Un tournant historique pour les Kurdes de Syrie. Réunis à Qamichli, dans le nord-est du pays, plus de 400 figures politiques kurdes syriennes ainsi que des représentants kurdes venus d’Irak et de Turquie ont adopté samedi une position commune : construire une Syrie nouvelle, démocratique, décentralisée, et respectueuse des droits de toutes ses composantes.
Organisée sous l’intitulé « Unité de la position et du rang kurdes », cette conférence vise à affirmer la place des Kurdes dans la Syrie post-Assad, après la chute du régime en décembre dernier. Soutenus par Washington, les Kurdes contrôlent aujourd’hui de vastes territoires stratégiques du nord et de l’est du pays, riches en ressources pétrolières et gazières.
À l’issue des travaux, les participants ont adopté un « projet de vision politique kurde commune », présenté comme une approche « réaliste » pour garantir une solution juste à la question kurde en Syrie. Ce projet ambitionne de fonder un État syrien unifié, mais décentralisé, qui protège les droits nationaux du peuple kurde, assure la liberté et les droits des femmes, et favorise leur participation active à toutes les sphères politiques, sociales et militaires.

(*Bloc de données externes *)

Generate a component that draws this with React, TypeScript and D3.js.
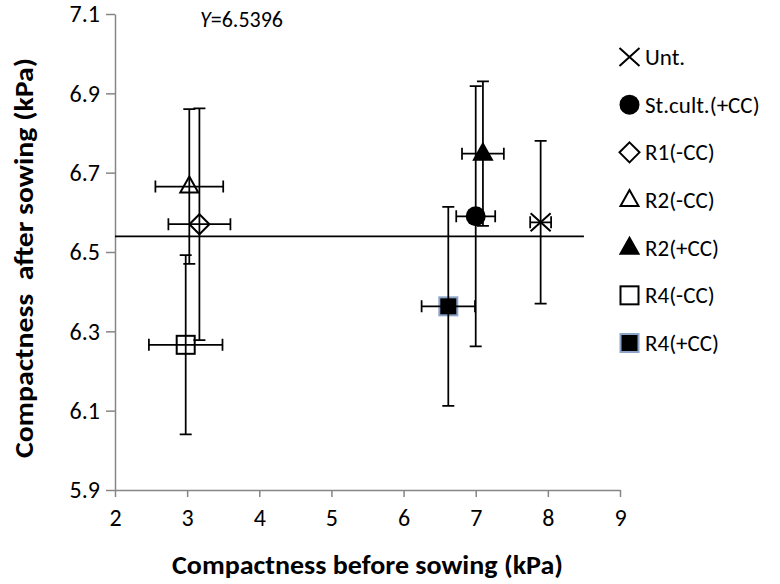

Mohammad Ismaïl, responsable kurde, a décrit la déclaration finale comme « la charte fondatrice » d’une Syrie nouvelle, pluriethnique, multiconfessionnelle et multiculturelle. La conférence appelle désormais à utiliser cette vision comme base de dialogue entre les forces kurdes elles-mêmes, mais aussi avec la nouvelle administration de Damas et toutes les forces nationales syriennes.
Face aux critiques évoquant un risque de division du pays, les organisateurs ont martelé leur attachement à l’unité syrienne. « La conférence n’a pas pour objectif de diviser le pays, mais au contraire de promouvoir son unité », a affirmé Mazloum Abdi, commandant en chef des Forces démocratiques syriennes (FDS), lors de l’ouverture. « Nous voulons que toutes les composantes syriennes obtiennent leurs droits dans la Constitution afin que nous puissions construire ensemble une Syrie démocratique, décentralisée et inclusive », a-t-il ajouté.

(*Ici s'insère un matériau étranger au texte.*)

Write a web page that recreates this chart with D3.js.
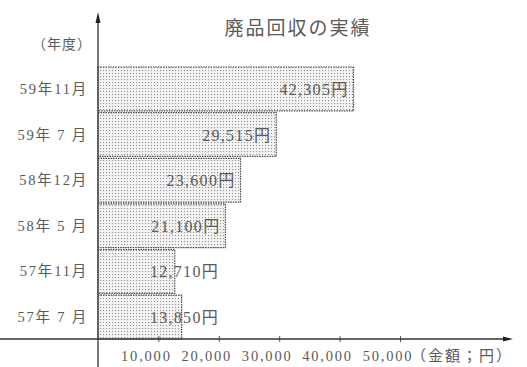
<!DOCTYPE html>
<meta charset="utf-8">
<style>
html, body {
  margin: 0;
  padding: 0;
  background: #fff;
}
svg text {
  font-family: "Liberation Serif", "Noto Sans CJK JP", serif;
  fill: #5a5a5a;
}
</style>
<div id="chart"></div>
<script src="https://cdn.jsdelivr.net/npm/d3@7"></script>
<script>

// data
var periods = ["59年11月", "59年 7 月", "58年12月", "58年 5 月", "57年11月", "57年 7 月"];
var amounts = [42305, 29515, 23600, 21100, 12710, 13850];
var tickValues = [10000, 20000, 30000, 40000, 50000];
var title = "廃品回収の実績";

var width = 527, height = 367;

var svg = d3.select("#chart").append("svg")
    .attr("width", width)
    .attr("height", height);

// dotted fill for the bars
var pat = svg.append("defs").append("pattern")
    .attr("id", "dots")
    .attr("width", 3)
    .attr("height", 3)
    .attr("patternUnits", "userSpaceOnUse");
pat.append("rect").attr("width", 3).attr("height", 3).attr("fill", "#f4f4f4");
pat.append("rect").attr("x", 1).attr("y", 1).attr("width", 1.1).attr("height", 1.1).attr("fill", "#949494");

var x = d3.scaleLinear()
    .domain([0, 50000])
    .range([98, 400]);

var y = d3.scaleBand()
    .domain(periods)
    .range([67, 339])
    .paddingInner(0.04);

var axisY = 339;

// bars
svg.selectAll(".bar")
    .data(periods)
  .enter().append("rect")
    .attr("class", "bar")
    .attr("x", x(0))
    .attr("y", function(d) { return y(d); })
    .attr("width", function(d, i) { return x(amounts[i]) - x(0); })
    .attr("height", y.bandwidth())
    .attr("fill", "url(#dots)")
    .attr("stroke", "#4a4a4a")
    .attr("stroke-width", 1.2)
    .attr("stroke-dasharray", "1.5,1");

// value labels inside the bars
svg.selectAll(".val")
    .data(periods)
  .enter().append("text")
    .attr("class", "val")
    .attr("x", function(d, i) { return Math.max(x(amounts[i]) - 5, x(0) + 121); })
    .attr("y", function(d) { return y(d) + y.bandwidth() / 2 + 6; })
    .attr("text-anchor", "end")
    .style("font-size", "16px")
    .style("letter-spacing", "1.3px")
    .text(function(d, i) { return d3.format(",")(amounts[i]) + "円"; });

// category labels
svg.selectAll(".cat")
    .data(periods)
  .enter().append("text")
    .attr("class", "cat")
    .attr("x", 88)
    .attr("y", function(d) { return y(d) + y.bandwidth() / 2 + 5; })
    .attr("text-anchor", "end")
    .style("font-size", "14.5px")
    .style("letter-spacing", "1.8px")
    .text(function(d) { return d; });

// x axis with ticks crossing the line
var xAxis = d3.axisBottom(x)
    .tickValues(tickValues)
    .tickSize(3)
    .tickFormat("");
var gx = svg.append("g")
    .attr("transform", "translate(0," + axisY + ")")
    .call(xAxis);
gx.select(".domain").remove();
gx.selectAll(".tick line").attr("y1", -3).attr("stroke", "#555");

svg.selectAll(".xlab")
    .data(tickValues)
  .enter().append("text")
    .attr("class", "xlab")
    .attr("x", function(d) { return x(d) - 12; })
    .attr("y", 361)
    .attr("text-anchor", "middle")
    .style("font-size", "14.5px")
    .style("letter-spacing", "1.8px")
    .text(function(d) { return d3.format(",")(d); });

svg.append("text")
    .attr("x", 411)
    .attr("y", 361)
    .style("font-size", "15px")
    .style("letter-spacing", "2px")
    .text("（金額；円）");

// axis lines with arrow heads
svg.append("line")
    .attr("x1", 0).attr("x2", 506)
    .attr("y1", axisY).attr("y2", axisY)
    .attr("stroke", "#333").attr("stroke-width", 1.3);
svg.append("path")
    .attr("d", "M513," + axisY + "L503," + (axisY - 2.5) + "L503," + (axisY + 2.5) + "Z")
    .attr("fill", "#222");

svg.append("line")
    .attr("x1", x(0)).attr("x2", x(0))
    .attr("y1", 18).attr("y2", height)
    .attr("stroke", "#333").attr("stroke-width", 1.3);
svg.append("path")
    .attr("d", "M" + x(0) + ",12L" + (x(0) - 2.5) + ",23L" + (x(0) + 2.5) + ",23Z")
    .attr("fill", "#222");

// titles
svg.append("text")
    .attr("x", 298)
    .attr("y", 35)
    .attr("text-anchor", "middle")
    .style("font-size", "19px")
    .style("letter-spacing", "2px")
    .text(title);

svg.append("text")
    .attr("x", 62)
    .attr("y", 49)
    .attr("text-anchor", "middle")
    .style("font-size", "14px")
    .style("letter-spacing", "1px")
    .text("（年度）");

</script>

Cette approche vise aussi à répondre aux craintes des nouvelles autorités de Damas, qui ont systématiquement rejeté toute tentative de séparatisme. Pourtant, un accord signé le 11 mars entre le président Ahmad al-Chareh et Mazloum Abdi a marqué une avancée importante, en posant les bases de l’intégration progressive des institutions kurdes autonomes au sein de l’État syrien.

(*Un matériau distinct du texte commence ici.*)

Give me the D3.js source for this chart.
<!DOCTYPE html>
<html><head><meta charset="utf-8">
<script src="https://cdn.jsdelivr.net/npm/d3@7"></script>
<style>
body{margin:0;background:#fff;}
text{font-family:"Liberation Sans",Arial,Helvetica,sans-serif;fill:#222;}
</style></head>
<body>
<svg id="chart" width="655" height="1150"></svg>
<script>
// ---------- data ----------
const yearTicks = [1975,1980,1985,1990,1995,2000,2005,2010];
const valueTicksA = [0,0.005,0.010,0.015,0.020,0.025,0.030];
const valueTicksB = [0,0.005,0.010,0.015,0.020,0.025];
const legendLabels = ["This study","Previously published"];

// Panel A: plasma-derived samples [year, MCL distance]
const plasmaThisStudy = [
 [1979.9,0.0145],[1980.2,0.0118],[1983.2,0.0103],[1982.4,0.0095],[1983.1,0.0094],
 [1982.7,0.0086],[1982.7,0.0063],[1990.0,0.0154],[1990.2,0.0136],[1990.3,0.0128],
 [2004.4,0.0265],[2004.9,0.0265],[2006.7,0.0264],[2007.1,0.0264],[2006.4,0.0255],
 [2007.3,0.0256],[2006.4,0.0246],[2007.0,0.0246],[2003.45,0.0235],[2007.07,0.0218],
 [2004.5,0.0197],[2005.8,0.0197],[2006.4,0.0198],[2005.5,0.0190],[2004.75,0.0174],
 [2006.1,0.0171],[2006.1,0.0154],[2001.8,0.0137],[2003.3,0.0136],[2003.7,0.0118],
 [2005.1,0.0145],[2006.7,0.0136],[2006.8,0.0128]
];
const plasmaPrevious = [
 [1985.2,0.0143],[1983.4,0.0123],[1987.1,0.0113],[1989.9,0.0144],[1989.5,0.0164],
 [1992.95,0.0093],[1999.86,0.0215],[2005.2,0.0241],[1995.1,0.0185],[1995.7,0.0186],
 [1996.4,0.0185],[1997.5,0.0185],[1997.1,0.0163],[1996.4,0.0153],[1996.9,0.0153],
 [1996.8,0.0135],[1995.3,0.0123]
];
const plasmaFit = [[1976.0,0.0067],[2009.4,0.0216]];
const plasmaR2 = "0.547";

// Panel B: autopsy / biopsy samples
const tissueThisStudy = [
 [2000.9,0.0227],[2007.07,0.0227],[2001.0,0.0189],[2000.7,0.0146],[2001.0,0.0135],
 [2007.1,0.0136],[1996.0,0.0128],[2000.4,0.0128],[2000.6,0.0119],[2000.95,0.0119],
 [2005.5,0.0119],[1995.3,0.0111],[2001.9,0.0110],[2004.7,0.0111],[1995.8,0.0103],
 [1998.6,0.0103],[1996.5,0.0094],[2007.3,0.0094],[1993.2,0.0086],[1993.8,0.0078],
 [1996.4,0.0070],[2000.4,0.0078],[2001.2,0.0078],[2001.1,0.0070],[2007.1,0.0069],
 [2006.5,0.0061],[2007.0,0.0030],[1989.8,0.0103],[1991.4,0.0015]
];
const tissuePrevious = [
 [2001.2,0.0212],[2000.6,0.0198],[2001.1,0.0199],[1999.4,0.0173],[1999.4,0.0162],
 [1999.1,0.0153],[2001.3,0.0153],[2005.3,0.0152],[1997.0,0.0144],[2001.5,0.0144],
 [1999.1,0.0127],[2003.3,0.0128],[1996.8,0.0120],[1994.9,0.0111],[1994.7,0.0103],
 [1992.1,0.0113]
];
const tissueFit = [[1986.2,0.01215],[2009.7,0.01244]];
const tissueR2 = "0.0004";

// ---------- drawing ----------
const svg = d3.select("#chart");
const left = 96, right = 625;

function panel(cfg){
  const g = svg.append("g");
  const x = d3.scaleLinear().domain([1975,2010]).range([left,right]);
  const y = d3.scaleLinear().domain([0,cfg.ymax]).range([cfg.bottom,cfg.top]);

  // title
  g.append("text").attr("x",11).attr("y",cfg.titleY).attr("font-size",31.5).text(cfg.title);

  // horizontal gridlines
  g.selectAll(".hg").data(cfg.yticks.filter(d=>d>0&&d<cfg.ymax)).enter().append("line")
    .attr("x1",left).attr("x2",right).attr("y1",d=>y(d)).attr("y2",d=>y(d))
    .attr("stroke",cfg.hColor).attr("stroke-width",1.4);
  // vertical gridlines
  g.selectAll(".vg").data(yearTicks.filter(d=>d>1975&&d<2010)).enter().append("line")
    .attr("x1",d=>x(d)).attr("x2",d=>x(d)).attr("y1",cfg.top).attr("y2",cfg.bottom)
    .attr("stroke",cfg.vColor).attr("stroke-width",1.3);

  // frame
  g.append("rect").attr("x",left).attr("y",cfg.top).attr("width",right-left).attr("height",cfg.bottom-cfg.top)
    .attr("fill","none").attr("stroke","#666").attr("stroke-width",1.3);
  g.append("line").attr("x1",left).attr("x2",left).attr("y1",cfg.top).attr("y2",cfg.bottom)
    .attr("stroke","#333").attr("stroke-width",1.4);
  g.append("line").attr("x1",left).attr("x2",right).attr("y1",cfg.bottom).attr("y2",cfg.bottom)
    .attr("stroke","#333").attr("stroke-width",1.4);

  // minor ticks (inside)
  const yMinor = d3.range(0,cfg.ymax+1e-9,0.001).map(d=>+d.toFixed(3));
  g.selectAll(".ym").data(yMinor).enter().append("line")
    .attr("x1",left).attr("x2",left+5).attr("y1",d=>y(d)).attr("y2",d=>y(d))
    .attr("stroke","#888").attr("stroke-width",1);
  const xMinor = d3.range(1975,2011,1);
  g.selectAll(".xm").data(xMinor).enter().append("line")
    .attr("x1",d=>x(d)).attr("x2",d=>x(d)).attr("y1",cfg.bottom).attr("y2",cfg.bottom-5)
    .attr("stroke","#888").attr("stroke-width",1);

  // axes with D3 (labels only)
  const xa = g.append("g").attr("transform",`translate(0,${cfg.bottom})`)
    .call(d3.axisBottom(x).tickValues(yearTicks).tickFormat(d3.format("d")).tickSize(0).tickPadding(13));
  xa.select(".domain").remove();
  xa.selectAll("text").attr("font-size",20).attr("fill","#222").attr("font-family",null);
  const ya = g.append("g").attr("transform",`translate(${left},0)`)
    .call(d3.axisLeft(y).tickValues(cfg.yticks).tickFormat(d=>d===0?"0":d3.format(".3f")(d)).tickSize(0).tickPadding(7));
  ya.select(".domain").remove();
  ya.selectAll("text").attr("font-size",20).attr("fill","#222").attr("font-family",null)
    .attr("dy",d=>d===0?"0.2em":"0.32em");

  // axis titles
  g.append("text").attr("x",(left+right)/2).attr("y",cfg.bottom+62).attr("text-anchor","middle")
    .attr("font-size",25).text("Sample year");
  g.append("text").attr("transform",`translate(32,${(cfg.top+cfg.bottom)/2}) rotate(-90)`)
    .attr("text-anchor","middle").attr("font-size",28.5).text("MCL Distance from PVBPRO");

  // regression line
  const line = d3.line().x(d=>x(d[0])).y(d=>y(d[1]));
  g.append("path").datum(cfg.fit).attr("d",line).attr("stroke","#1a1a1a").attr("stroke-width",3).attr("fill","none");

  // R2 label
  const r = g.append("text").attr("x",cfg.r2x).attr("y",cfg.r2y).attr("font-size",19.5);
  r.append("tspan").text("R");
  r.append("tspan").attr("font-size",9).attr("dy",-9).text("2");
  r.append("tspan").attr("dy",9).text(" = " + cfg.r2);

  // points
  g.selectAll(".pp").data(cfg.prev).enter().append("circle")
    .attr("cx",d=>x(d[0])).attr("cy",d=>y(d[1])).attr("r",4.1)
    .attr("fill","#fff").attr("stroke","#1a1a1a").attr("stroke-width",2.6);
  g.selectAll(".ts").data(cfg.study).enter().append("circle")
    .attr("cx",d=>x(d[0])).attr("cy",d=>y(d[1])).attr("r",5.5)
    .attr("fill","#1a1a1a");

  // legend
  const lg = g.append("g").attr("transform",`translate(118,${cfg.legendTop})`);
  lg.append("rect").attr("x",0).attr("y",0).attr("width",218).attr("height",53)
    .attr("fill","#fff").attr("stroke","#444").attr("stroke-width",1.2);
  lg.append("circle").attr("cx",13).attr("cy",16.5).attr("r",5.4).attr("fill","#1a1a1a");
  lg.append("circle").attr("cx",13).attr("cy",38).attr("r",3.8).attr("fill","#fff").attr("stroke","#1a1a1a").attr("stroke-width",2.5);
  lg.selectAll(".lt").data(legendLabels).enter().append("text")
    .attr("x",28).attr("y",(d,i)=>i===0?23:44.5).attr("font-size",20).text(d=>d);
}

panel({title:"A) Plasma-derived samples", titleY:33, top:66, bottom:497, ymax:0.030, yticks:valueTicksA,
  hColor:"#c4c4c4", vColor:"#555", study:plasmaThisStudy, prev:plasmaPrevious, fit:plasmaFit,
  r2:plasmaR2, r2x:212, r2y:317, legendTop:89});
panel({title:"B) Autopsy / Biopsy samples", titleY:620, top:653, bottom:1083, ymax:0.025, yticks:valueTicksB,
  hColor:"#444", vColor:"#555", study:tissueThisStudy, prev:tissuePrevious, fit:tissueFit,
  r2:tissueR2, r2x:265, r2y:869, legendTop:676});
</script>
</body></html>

En dépit de ces ouvertures, les Kurdes restent profondément critiques à l’égard de la récente déclaration constitutionnelle promulguée par Damas, qui confère d’importants pouvoirs à Ahmad al-Chareh.
Badran Ciya Kurd, responsable au sein de l’administration autonome, a salué la conférence comme un « moment historique » qui permettra aux Kurdes de « jouer un rôle de premier plan dans les transformations démocratiques radicales en Syrie », soulignant l’importance de ce nouvel élan pour le dialogue national.
Pour les Kurdes de Syrie, l’heure est venue de transformer des années de luttes, de sacrifices et de marginalisation en reconnaissance politique et en participation active à la reconstruction d’un nouvel État syrien.